How come the selector doesn't include ?item a skos:Concept?

The same question applies also to the concept?anylabel endpoint.

jyucsiro commented 5 years ago

Thanks for the question - it's an interesting point. The selector at the moment doesn't constrain to skos:Concept but given that the endpoint is concept?labelcontains or concept?anylabel, maybe it should.

@dr-shorthair - what do you think if we change this to include constraining this API call to skos:Concept?

dr-shorthair commented 5 years ago
  1. skos:altLabel, skos:prefLabel and skos:hiddenLabel are all sub-properties of rdfs:label so a suitably configured SPARQL endpoint (i.e. with RDFS entailment enabled) would find them anyway

  2. since the global domain of skos:*Label is not specified, they can be used on resources of any type. Most of SKOS is like this - convenience properties with no potentially annoying entailments. (I use skos:scopeNote in lots of places for example with nothing else to do with SKOS).

Thus, while skos:Concept is the most common resource type in a SISSVoc service, it is not strictly required (though obviously all the /Concept and /Collection queries would only work with SKOS).

Since this API call is concept?labelcontains it would make sense to add the additional selector. However, we might want to also add a more general case resource?labelcontains etc without that selector?

rwalkerands commented 5 years ago

(We currently encounter this issue in practice, due to the way PoolParty adds metadata for concept schemes. Sample URL: http://vocabs.ands.org.au/repository/api/lda/abares/australian-land-use-and-management-classification/version-8/concept?labelcontains=Australian This should return no results, but it returns the ConceptScheme instead. Another example of the same thing: http://vocabs.ands.org.au/repository/api/lda/ga/protocol-type/v1-2/concept?labelcontains=Protocol )

rwalkerands commented 5 years ago

The issue as I see it is:

I have no problem with a solution that includes preserving the current behaviour of these endpoints, as long as they're not called .../concept..., e.g., by renaming the endpoint URLs to say .../resource....

dr-shorthair commented 5 years ago

Yes - I agree - if the API call (i.e. the endpoint URL) contains /concept then the result set should be limited to resources of type skos:Concept. So adding the additional graph-pattern to the selector would be best.

What I'm suggesting is to also add endpoints with /resource in place of /concept with the current selector - i.e. with no resource type specified.

jyucsiro commented 5 years ago

Something like #15 ?

rwalkerands commented 5 years ago

Something like that.

Do you have a reason for doing it in a different way from the earlier version (see original comment with the query from commit df181c6, but noting that that query doesn't include matches against rdfs:labels). At first glance, your version looks up Concepts three times instead of just once. But maybe the query optimizer notices that. (I have no idea if it does hoisting of that sort.)

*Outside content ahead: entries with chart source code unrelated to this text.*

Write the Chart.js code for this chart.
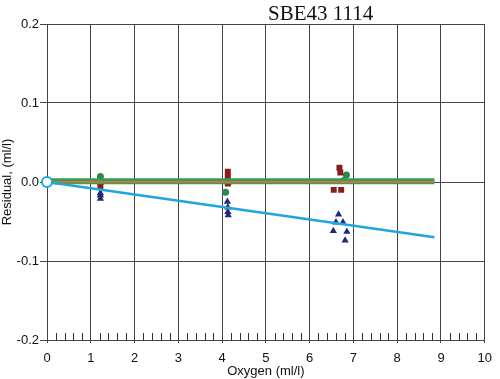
<!DOCTYPE html>
<html><head><meta charset="utf-8">
<script src="https://cdn.jsdelivr.net/npm/chart.js@4/dist/chart.umd.min.js"></script>
<style>html,body{margin:0;padding:0;background:#fff}#wrap{width:500px;height:379px}</style>
</head><body><div id="wrap"><canvas id="c" width="500" height="379"></canvas></div>
<script>
const chartTitle = "SBE43 1114";
const xTickValues = [0,1,2,3,4,5,6,7,8,9,10];
const yTickValues = [-0.2,-0.1,0,0.1,0.2];
const fitX = [0, 8.85];
const cyanFit = [0, -0.070];
const greenFit = [0.001, 0.001];
const brownFit = [0.0, 0.0];
const circlesX = [1.22, 4.08, 6.84, 6.78, 4.15, 1.22];
const circlesY = [0.007, -0.013, 0.009, 0.002, 0.0, 0.0];
const squaresX = [1.22, 1.22, 4.13, 4.13, 4.13, 6.68, 6.70, 6.55, 6.72];
const squaresY = [-0.005, 0.0, 0.013, 0.007, -0.002, 0.018, 0.012, -0.010, -0.010];
const trianglesX = [1.22, 1.22, 1.22, 4.12, 4.13, 4.13, 4.14, 6.66, 6.60, 6.76, 6.54, 6.85, 6.81];
const trianglesY = [-0.014, -0.017, -0.021, -0.025, -0.032, -0.038, -0.042, -0.041, -0.051, -0.051, -0.062, -0.063, -0.074];

const pts = (xs, ys) => xs.map((x, i) => ({x: x, y: ys[i]}));

const titlePlugin = {
  id: 'titleText',
  afterDraw(chart) {
    const ctx = chart.ctx;
    ctx.save();
    ctx.font = '21px "Liberation Serif", "Times New Roman", serif';
    ctx.fillStyle = '#111';
    ctx.textBaseline = 'alphabetic';
    ctx.textAlign = 'left';
    ctx.fillText(chartTitle, 268, 20);
    ctx.restore();
  }
};
const minorTicks = {
  id: 'minorTicks',
  afterDatasetsDraw(chart) {
    const xs = chart.scales.x, ys = chart.scales.y;
    const ctx = chart.ctx;
    const yb = ys.getPixelForValue(-0.2);
    ctx.save();
    ctx.strokeStyle = '#333';
    ctx.lineWidth = 1;
    ctx.beginPath();
    for (let i = 0; i < 10; i++) {
      for (let k = 1; k < 5; k++) {
        const px = Math.round(xs.getPixelForValue(i + k * 0.2)) + 0.5;
        ctx.moveTo(px, yb);
        ctx.lineTo(px, yb - 7);
      }
    }
    ctx.stroke();
    ctx.restore();
  }
};

new Chart(document.getElementById('c'), {
  type: 'scatter',
  data: {
    datasets: [
      {data: pts(fitX, greenFit), showLine: true, borderColor: '#2f9e55', borderWidth: 6, pointRadius: 0, order: 2},
      {data: pts(fitX, brownFit), showLine: true, borderColor: '#b87a45', borderWidth: 2.5, pointRadius: 0, order: 1},
      {data: pts(fitX, cyanFit), showLine: true, borderColor: '#1ea6e0', borderWidth: 2.5, clip: false,
        pointRadius: [5, 0], pointBorderWidth: 2, pointBorderColor: '#1ea6e0', pointBackgroundColor: '#ffffff', order: 0},
      {data: pts(circlesX, circlesY), pointStyle: 'circle', pointRadius: 3.5, backgroundColor: '#2a8a4a', borderColor: '#2a8a4a', borderWidth: 0, order: 5},
      {data: pts(squaresX, squaresY), pointStyle: 'rect', pointRadius: 4.2, backgroundColor: '#8a1c1c', borderColor: '#8a1c1c', borderWidth: 0, order: 4},
      {data: pts(trianglesX, trianglesY), pointStyle: 'triangle', pointRadius: 4.2, backgroundColor: '#1f2a7a', borderColor: '#1f2a7a', borderWidth: 0, order: 3}
    ]
  },
  options: {
    responsive: false,
    animation: false,
    events: [],
    layout: {padding: {top: 24, right: 13, left: 0, bottom: 0}},
    plugins: {legend: {display: false}, tooltip: {enabled: false}, title: {display: false}},
    scales: {
      x: {
        type: 'linear', min: 0, max: 10,
        afterBuildTicks(s) { s.ticks = xTickValues.map(v => ({value: v})); },
        afterFit(s) { s.height = 39; },
        grid: {color: '#444', lineWidth: 1, tickLength: 3, drawTicks: true},
        border: {display: true, color: '#444', width: 1},
        ticks: {color: '#111', font: {family: '"Liberation Sans", Arial, sans-serif', size: 13}, padding: 8, maxRotation: 0,
          callback: v => String(v)},
        title: {display: true, text: 'Oxygen (ml/l)', color: '#111', font: {family: '"Liberation Sans", Arial, sans-serif', size: 13}, padding: 0}
      },
      y: {
        type: 'linear', min: -0.2, max: 0.2,
        afterBuildTicks(s) { s.ticks = yTickValues.map(v => ({value: v})); },
        afterFit(s) { s.width = 47; },
        grid: {color: '#444', lineWidth: 1, tickLength: 7, drawTicks: true},
        border: {display: true, color: '#444', width: 1},
        ticks: {color: '#111', font: {family: '"Liberation Sans", Arial, sans-serif', size: 13}, padding: 1,
          callback: v => Number(v).toFixed(1)},
        title: {display: true, text: 'Residual, (ml/l)', color: '#111', font: {family: '"Liberation Sans", Arial, sans-serif', size: 13}, padding: 0}
      }
    }
  },
  plugins: [titlePlugin, minorTicks]
});
</script>
</body></html>
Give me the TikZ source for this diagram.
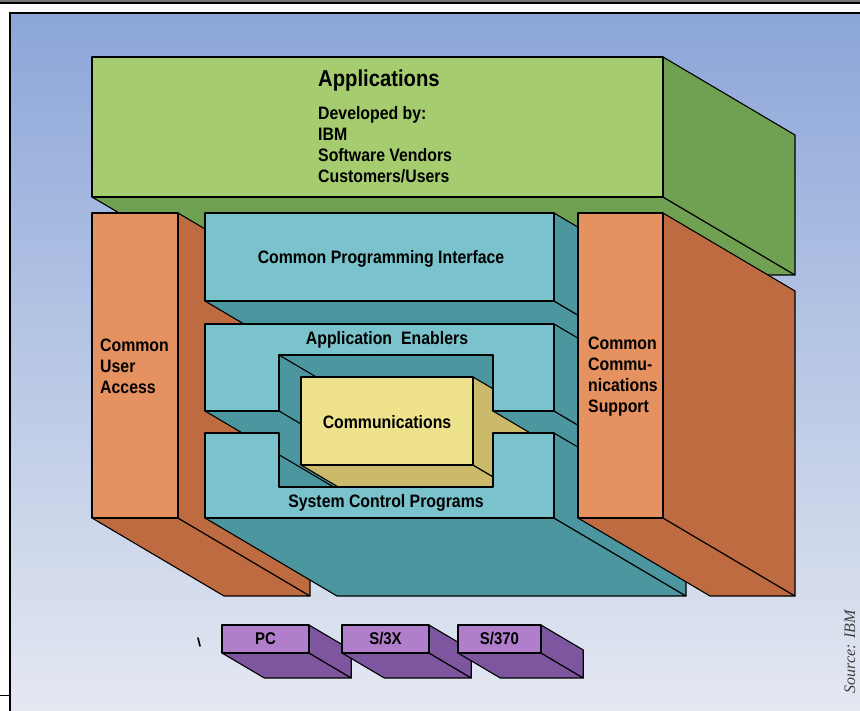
\documentclass[tikz,border=0pt]{standalone}
\usepackage{fontspec}
\setmainfont{Liberation Sans}[FakeStretch=0.88]
\newfontfamily\creditfont{Liberation Serif}
\usepackage{xcolor}

\definecolor{skytop}{RGB}{140,166,217}
\definecolor{skymid}{RGB}{176,194,228}
\definecolor{skybottom}{RGB}{228,232,241}
\definecolor{appfront}{RGB}{166,204,112}
\definecolor{appside}{RGB}{112,160,82}
\definecolor{colfront}{RGB}{230,146,96}
\definecolor{colside}{RGB}{190,107,66}
\definecolor{shelffront}{RGB}{122,194,204}
\definecolor{shelfside}{RGB}{76,150,160}
\definecolor{commfront}{RGB}{238,227,140}
\definecolor{commside}{RGB}{202,186,106}
\definecolor{hwfront}{RGB}{176,126,202}
\definecolor{hwside}{RGB}{126,86,160}

\newcommand{\depthx}{132}
\newcommand{\depthy}{78}

% solid block: underside, right side, then the front face on top
% #1 depth factor, #2-#5 front corners, #6 front colour, #7 side colour
\newcommand{\solidbox}[7][1]{%
  \draw[face, fill=#7] (#2,#5) -- (#4,#5) -- ++({#1*\depthx},{#1*\depthy}) -- ++({#2-#4},0) -- cycle;
  \draw[face, fill=#7] (#4,#3) -- ++({#1*\depthx},{#1*\depthy}) -- ++(0,{#5-#3}) -- (#4,#5) -- cycle;
  \draw[face, fill=#6] (#2,#3) rectangle (#4,#5);
}

\begin{document}
\begin{tikzpicture}[x=1pt, y=-1pt,
		% Styles
		face/.style={draw=black, line width=1.1pt, line join=round},
		boxtext/.style={inner sep=0pt, font=\bfseries\fontsize{18}{21}\selectfont},
		headtext/.style={inner sep=0pt, font=\bfseries\fontsize{23}{26}\selectfont},
		hwtext/.style={inner sep=0pt, font=\bfseries\fontsize{17}{20}\selectfont}
	]
	\useasboundingbox (0,0) rectangle (860,711);

	% --- Page frame ---
	\fill[white] (0,0) rectangle (860,711);
	\fill[black!55] (0,0) rectangle (860,3);
	\shade[top color=skytop, middle color=skymid, bottom color=skybottom] (10,13) rectangle (860,711);
	\draw[line width=1.1pt] (0,3) -- (860,3);
	\draw[line width=1.1pt] (10,711) -- (10,13) -- (860,13);
	\draw[line width=0.8pt] (0,695) -- (10,695);

	% --- Applications ---
	\solidbox{92}{57}{663}{197}{appfront}{appside}
	\node[headtext, anchor=west] (apps) at (318,81) {Applications};
	\node[boxtext, anchor=north west, align=left] (devby) at (318,106) {Developed by:\\IBM\\Software Vendors\\Customers/Users};

	% --- User access column ---
	\solidbox{92}{213}{178}{518}{colfront}{colside}
	\node[boxtext, anchor=west, align=left] (cua) at (100,366) {Common\\User\\Access};

	% --- Programming interface ---
	\solidbox{205}{213}{554}{301}{shelffront}{shelfside}
	\node[boxtext] (cpi) at (381,259) {Common Programming Interface};

	% --- Opening through enablers and control programs ---
	\draw[face, fill=shelfside] (279,355) rectangle (493,487);
	\draw[face] (279,355) -- ++(66,39);
	\draw[face] (279,433) -- ++(44,26);
	\draw[face, fill=shelfside] (205,411) -- (279,411) -- ++(\depthx,\depthy) -- ++(-74,0) -- cycle;

	% --- Communications ---
	\solidbox[0.45]{301}{377}{473}{465}{commfront}{commside}
	\node[boxtext] (comm) at (387,422) {Communications};

	% --- Application enablers ---
	\draw[face, fill=shelfside] (493,411) -- (554,411) -- ++(\depthx,\depthy) -- ++(-61,0) -- cycle;
	\draw[face, fill=shelfside] (554,324) -- ++(\depthx,\depthy) -- ++(0,87) -- (554,411) -- cycle;
	\draw[face, fill=shelffront] (205,324) -- (554,324) -- (554,411) -- (493,411) -- (493,355)
		-- (279,355) -- (279,411) -- (205,411) -- cycle;
	\node[boxtext] (enablers) at (387,340) {Application\enspace Enablers};

	% --- System control programs ---
	\draw[face, fill=shelfside] (205,518) -- (554,518) -- ++(\depthx,\depthy) -- ++(-349,0) -- cycle;
	\draw[face, fill=shelfside] (554,433) -- ++(\depthx,\depthy) -- ++(0,85) -- (554,518) -- cycle;
	\draw[face, fill=shelffront] (205,433) -- (279,433) -- (279,487) -- (493,487) -- (493,433)
		-- (554,433) -- (554,518) -- (205,518) -- cycle;
	\node[boxtext] (scp) at (386,503) {System Control Programs};

	% --- Communications support column ---
	\solidbox{578}{213}{663}{518}{colfront}{colside}
	\node[boxtext, anchor=west, align=left] (ccs) at (588,377) {Common\\Commu-\\nications\\Support};

	% --- Hardware ---
	\solidbox[0.32]{222}{625}{309}{653}{hwfront}{hwside}
	\solidbox[0.32]{342}{625}{429}{653}{hwfront}{hwside}
	\solidbox[0.32]{458}{625}{541}{653}{hwfront}{hwside}
	\node[hwtext] (pc) at (265.5,639) {PC};
	\node[hwtext] (s3x) at (385.5,639) {S/3X};
	\node[hwtext] (s370) at (499.5,639) {S/370};
	\draw[line width=1.6pt, line cap=round] (198,638) -- (200,646);

	% credit line
	\node[rotate=90, font=\creditfont\itshape\fontsize{16}{18}\selectfont, text=black!75] (credit) at (850,652) {Source: IBM};

\end{tikzpicture}
\end{document}
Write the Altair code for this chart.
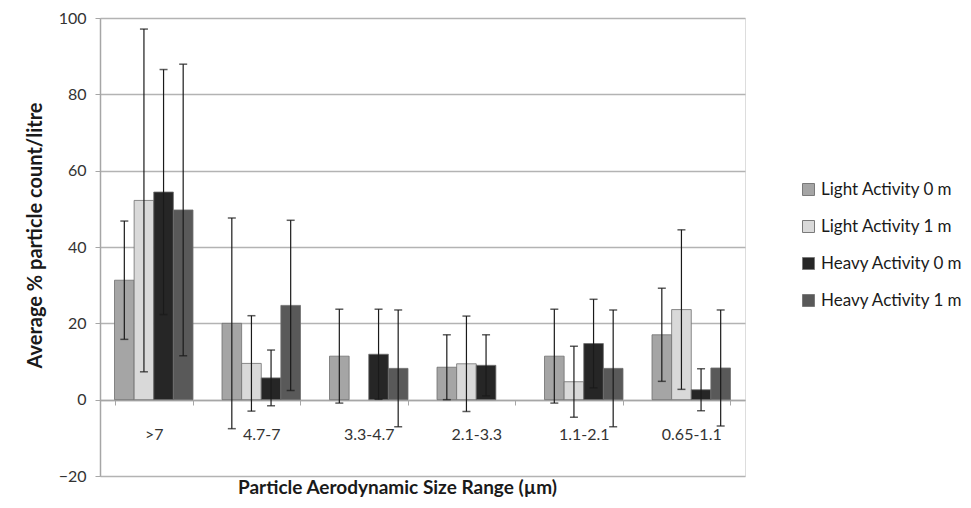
import altair as alt
import pandas as pd

categories = [">7", "4.7-7", "3.3-4.7", "2.1-3.3", "1.1-2.1", "0.65-1.1"]
series = ["Light Activity 0 m", "Light Activity 1 m", "Heavy Activity 0 m", "Heavy Activity 1 m"]

light0_mean = [31.3, 20.0, 11.4, 8.5, 11.4, 17.0]
light0_err = [15.5, 27.6, 12.3, 8.5, 12.3, 12.2]
light1_mean = [52.2, 9.5, None, 9.4, 4.7, 23.6]
light1_err = [44.9, 12.5, None, 12.5, 9.3, 20.9]
heavy0_mean = [54.4, 5.7, 11.9, 9.0, 14.7, 2.6]
heavy0_err = [32.1, 7.3, 11.8, 8.0, 11.6, 5.5]
heavy1_mean = [49.7, 24.7, 8.2, None, 8.2, 8.3]
heavy1_err = [38.2, 22.3, 15.3, None, 15.3, 15.2]

colors = ["#a5a5a5", "#d9d9d9", "#262626", "#595959"]
y_ticks = [-20, 0, 20, 40, 60, 80, 100]

means = [light0_mean, light1_mean, heavy0_mean, heavy1_mean]
errs = [light0_err, light1_err, heavy0_err, heavy1_err]
rows = []
for s, m_list, e_list in zip(series, means, errs):
    for c, m, e in zip(categories, m_list, e_list):
        if m is None:
            continue
        rows.append({"category": c, "series": s, "mean": m, "lo": m - e, "hi": m + e})
df = pd.DataFrame(rows)

FONT = "Lato"

x_axis_main = alt.Axis(
    title="Particle Aerodynamic Size Range (µm)",
    labelAngle=0,
    offset=-76,
    domainColor="#a6a6a6",
    domainWidth=1.5,
    tickColor="#a6a6a6",
    tickSize=5,
    tickBand="extent",
    labelPadding=21,
    labelFontSize=16,
    labelColor="#333333",
    labelFont=FONT,
    titleFont=FONT,
    titleFontSize=19,
    titleFontWeight="bold",
    titleColor="#1a1a1a",
    titlePadding=36,
    titleX=297,
    grid=False,
)

x_enc = alt.X(
    "category:N",
    sort=categories,
    scale=alt.Scale(paddingInner=0.27, paddingOuter=0.135),
    axis=x_axis_main,
)
xoff_enc = alt.XOffset("series:N", sort=series, scale=alt.Scale(paddingInner=0, paddingOuter=0))

bars = alt.Chart(df).mark_bar(stroke="#6e6e6e", strokeWidth=0.8).encode(
    x=x_enc,
    xOffset=xoff_enc,
    y=alt.Y(
        "mean:Q",
        scale=alt.Scale(domain=[-20, 100], nice=False),
        axis=alt.Axis(
            values=y_ticks,
            title="Average % particle count/litre",
            grid=True,
            gridColor="#b3b3b3",
            gridWidth=1.5,
            domainColor="#a6a6a6",
            domainWidth=1.5,
            tickColor="#a6a6a6",
            tickSize=5,
            labelPadding=9,
            labelFontSize=16,
            labelColor="#333333",
            labelFont=FONT,
            titleFont=FONT,
            titleFontSize=20,
            titleFontWeight="bold",
            titleColor="#1a1a1a",
            titlePadding=13,
            titleY=217,
        ),
    ),
    color=alt.Color(
        "series:N",
        sort=series,
        scale=alt.Scale(domain=series, range=colors),
        legend=alt.Legend(
            title=None,
            orient="none",
            legendX=700,
            legendY=163,
            symbolType="square",
            symbolSize=144,
            symbolStrokeColor="#7a7a7a",
            symbolStrokeWidth=1,
            labelFontSize=17,
            labelFont=FONT,
            labelColor="#1a1a1a",
            labelOffset=4,
            rowPadding=19,
            labelLimit=300,
        ),
    ),
)

rules = alt.Chart(df).mark_rule(color="#1a1a1a", strokeWidth=1.2).encode(
    x=x_enc, xOffset=xoff_enc, y=alt.Y("lo:Q"), y2="hi:Q"
)
cap_hi = alt.Chart(df).mark_tick(color="#1a1a1a", thickness=1.5, size=8, orient="horizontal").encode(
    x=x_enc, xOffset=xoff_enc, y=alt.Y("hi:Q")
)
cap_lo = alt.Chart(df).mark_tick(color="#1a1a1a", thickness=1.5, size=8, orient="horizontal").encode(
    x=x_enc, xOffset=xoff_enc, y=alt.Y("lo:Q")
)

chart = (
    alt.layer(bars, rules, cap_hi, cap_lo)
    .properties(
        width=645,
        height=458,
        padding={"left": 92, "top": 10, "right": 218, "bottom": 24},
        autosize=alt.AutoSizeParams(type="none"),
    )
    .configure_view(strokeWidth=0, stroke="transparent")
    .configure_axisX(grid=False, gridOpacity=0)
    .configure_axisBand(grid=False, gridOpacity=0)
    .configure_axisDiscrete(grid=False, gridOpacity=0)
    .configure(background="white")
)

chart.save("out.html", embed_options={"renderer": "svg", "actions": False})
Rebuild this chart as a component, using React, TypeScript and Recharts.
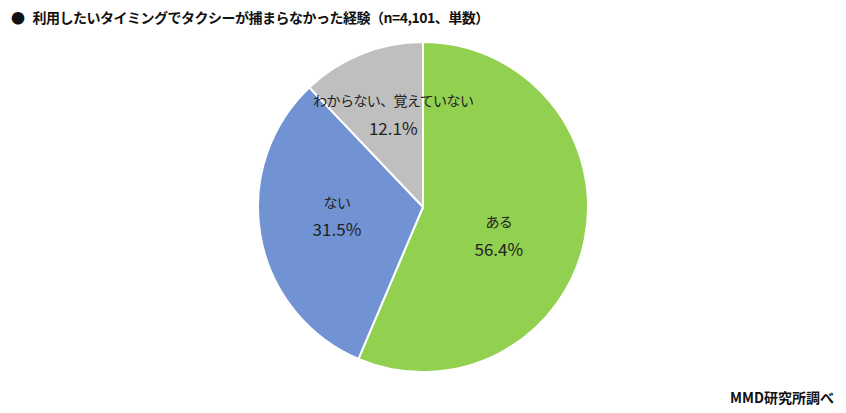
import { PieChart, Pie, Cell } from "recharts";

const categories = ["ある", "ない", "わからない、覚えていない"];
const shares = [56.4, 31.5, 12.1];
const COLORS = ["#92d050", "#7193d3", "#bfbfbf"];

const data = categories.map((name, i) => ({ name, value: shares[i] }));

const RADIAN = Math.PI / 180;
const FONT = "'Noto Sans CJK JP', 'Noto Sans', sans-serif";

// label distance from centre (share of radius) and small nudges
const LABEL_R = [0.5, 0.53, 0.6];
const LABEL_DX = [-5, 0, 7];
const LABEL_DY = [12, -7, -1];

function renderLabel(props: any) {
  const { cx, cy, midAngle, outerRadius, index } = props;
  const r = outerRadius * LABEL_R[index];
  const x = cx + r * Math.cos(-midAngle * RADIAN) + LABEL_DX[index];
  const y = cy + r * Math.sin(-midAngle * RADIAN) + LABEL_DY[index];
  return (
    <g>
      <text
        x={x}
        y={y - 14}
        textAnchor="middle"
        dominantBaseline="central"
        fill="#222"
        fontSize={14}
        letterSpacing={-0.6}
        fontFamily={FONT}
      >
        {categories[index]}
      </text>
      <text
        x={x}
        y={y + 13}
        textAnchor="middle"
        dominantBaseline="central"
        fill="#222"
        fontSize={17}
        fontFamily={FONT}
      >
        {shares[index].toFixed(1)}%
      </text>
    </g>
  );
}

export default function App() {
  return (
    <div
      style={{
        position: "fixed",
        left: 0,
        top: 0,
        width: 846,
        height: 413,
        background: "#fff",
        fontFamily: FONT,
      }}
    >
      <div
        style={{
          position: "absolute",
          left: 11,
          top: 7,
          fontSize: 14,
          letterSpacing: -0.5,
          fontWeight: 700,
          color: "#111",
          whiteSpace: "nowrap",
        }}
      >
        ●&nbsp;&nbsp;&nbsp;利用したいタイミングでタクシーが捕まらなかった経験（n=4,101、単数）
      </div>
      <PieChart width={846} height={413} margin={{ top: 0, right: 0, bottom: 0, left: 0 }}>
        <Pie
          data={data}
          cx={423}
          cy={207}
          outerRadius={165}
          startAngle={90}
          endAngle={-270}
          dataKey="value"
          stroke="#fff"
          strokeWidth={2}
          label={renderLabel}
          labelLine={false}
          isAnimationActive={false}
        >
          {data.map((_, i) => (
            <Cell key={i} fill={COLORS[i]} />
          ))}
        </Pie>
      </PieChart>
      <div
        style={{
          position: "absolute",
          right: 12,
          top: 387,
          fontSize: 14,
          fontWeight: 700,
          color: "#111",
          whiteSpace: "nowrap",
        }}
      >
        MMD研究所調べ
      </div>
    </div>
  );
}
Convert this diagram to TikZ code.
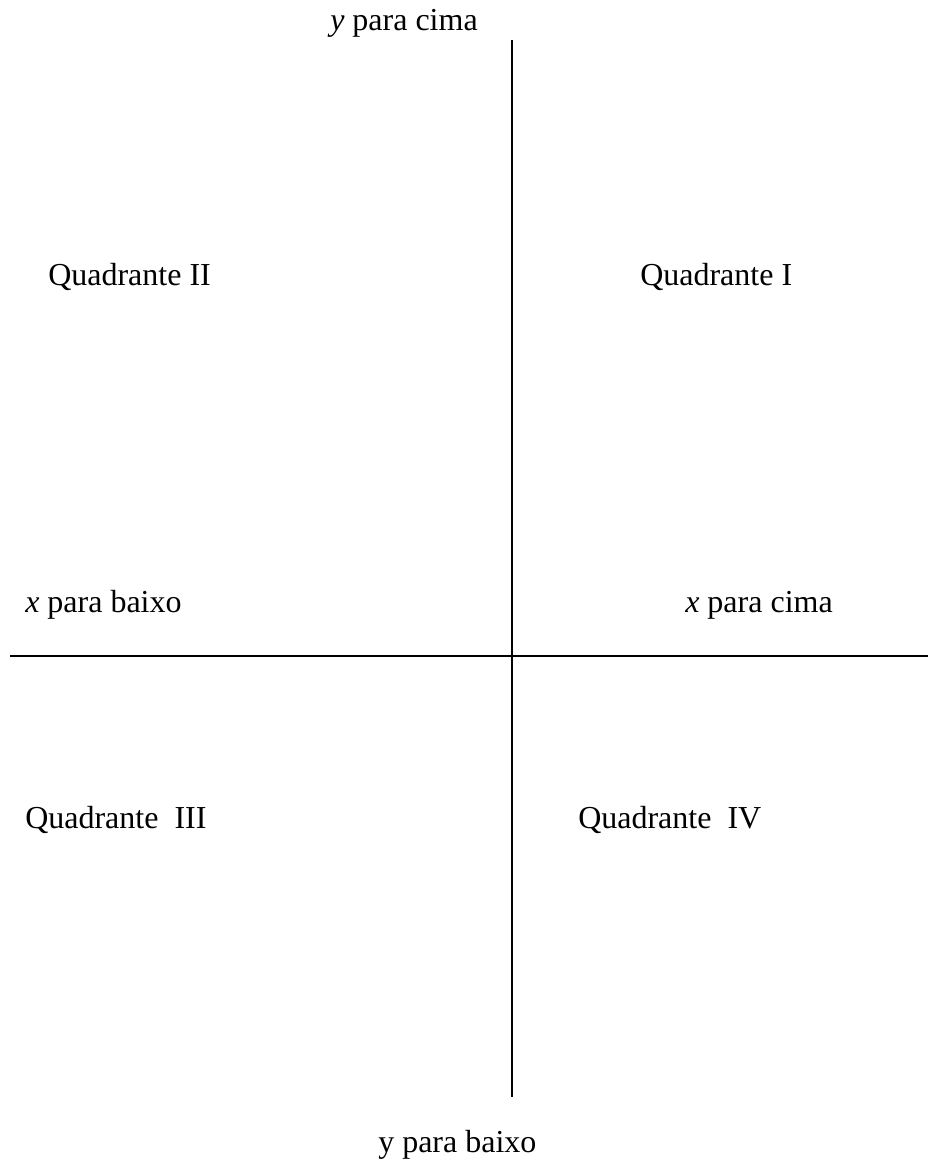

dr-shorthair commented 5 years ago

Which comment? (I don't see any - is it embedded in one of the TTL files?)

rwalkerands commented 5 years ago

By "original comment" I meant "the first comment in this GitHub issue", i.e., https://github.com/SISS/SISSVoc/issues/14#issue-421992783

dr-shorthair commented 5 years ago

Ah - your concern is not so much /concept vs /resource, but the efficiency of the SPARQL query.

I'm not sure that the one you quote makes a whole lot of sense (can't see how these combos quite work) but indeed, { ... } UNION { ... } type queries are expensive, and FILTER ( ... || ... ) style might be less expensive. That's an implementation detail, but possibly one that's worth attention.